When your mortgage company sells the loan to the secondary market, they are using some of that profit to help pay back the warehouse lender.
Portfolio lenders fund a borrower’s loans from their own capital. This allows a bigger degree of flexibility for both the lender and the borrower, since the loan can be bigger and the lender can set their own regulations and don’t have to conform to sell to the secondary market.
If you’re looking for a jumbo loan or a loan that doesn’t fit within conventional limits, a portfolio lender is one of your best potential options for funding a real estate purchase.
Step 3. Compare Rates and Terms From Multiple Lenders
We’ve said it before and we’ll say it again! Getting multiple options from lenders is crucial to getting a good loan. Every lender has their own fees and terms, and some will work better for your personal financial situation than others.
Even if you feel like you’ve gotten a great rate with the first lender, do yourself a favor and get a few more options under your belt before moving forward
Step 4. Get Preapproved for a Mortgage
Getting preapprovals from several different lenders is probably the best way to see what you qualify for and what different lenders offer. For a preapproval, you will probably be asked to submit some official documentation such as your social security number, history of residential addresses, income, credit score, and outstanding debt. Lenders will check your credit, but it won’t put a dent in your score.
Because lenders will do more in-depth research into your financial history once you submit an official application, you’ll want to keep your finances steady after getting preapprovals.
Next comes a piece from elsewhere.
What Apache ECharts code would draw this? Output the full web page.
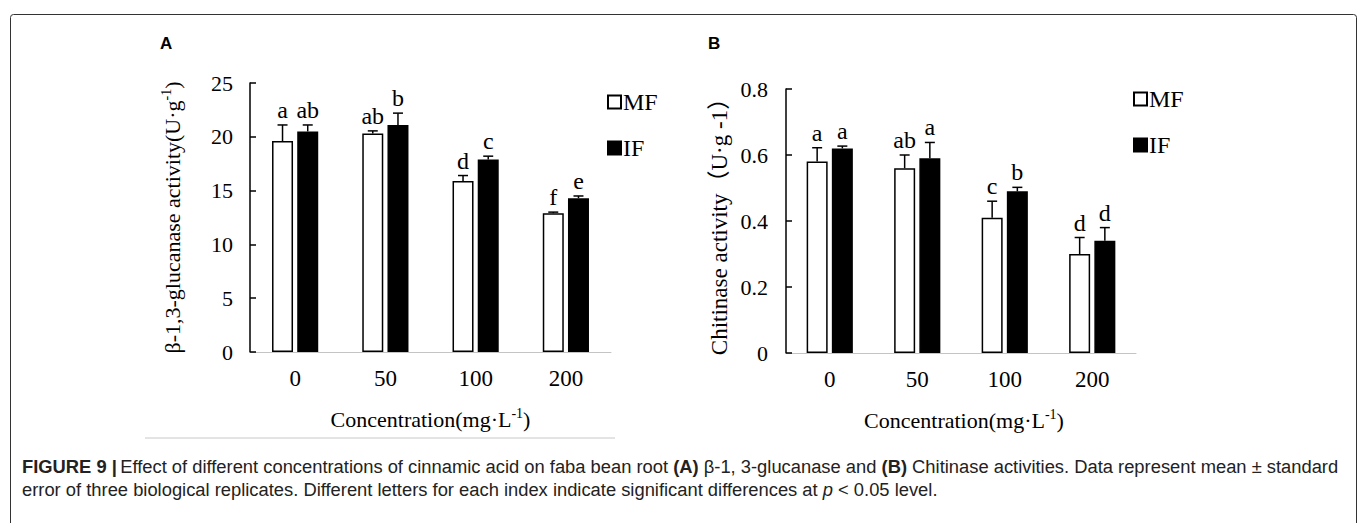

Opening a new line of credit, for instance, could change the interest rates and loan amount that you qualify for, so it’s a good idea to avoid making any major changes before officially closing on a home and signing onto the loan
Finding the Best Mortgage Lender for You
Each mortgage lender is different, and that’s a good thing! It means that you can shop around and find one that works best for your unique financial situation. Doing some research on your own and looking at reviews of lenders will go a long way in helping you narrow down your options, and it will set you up to move forward on a loan that you can feel good about.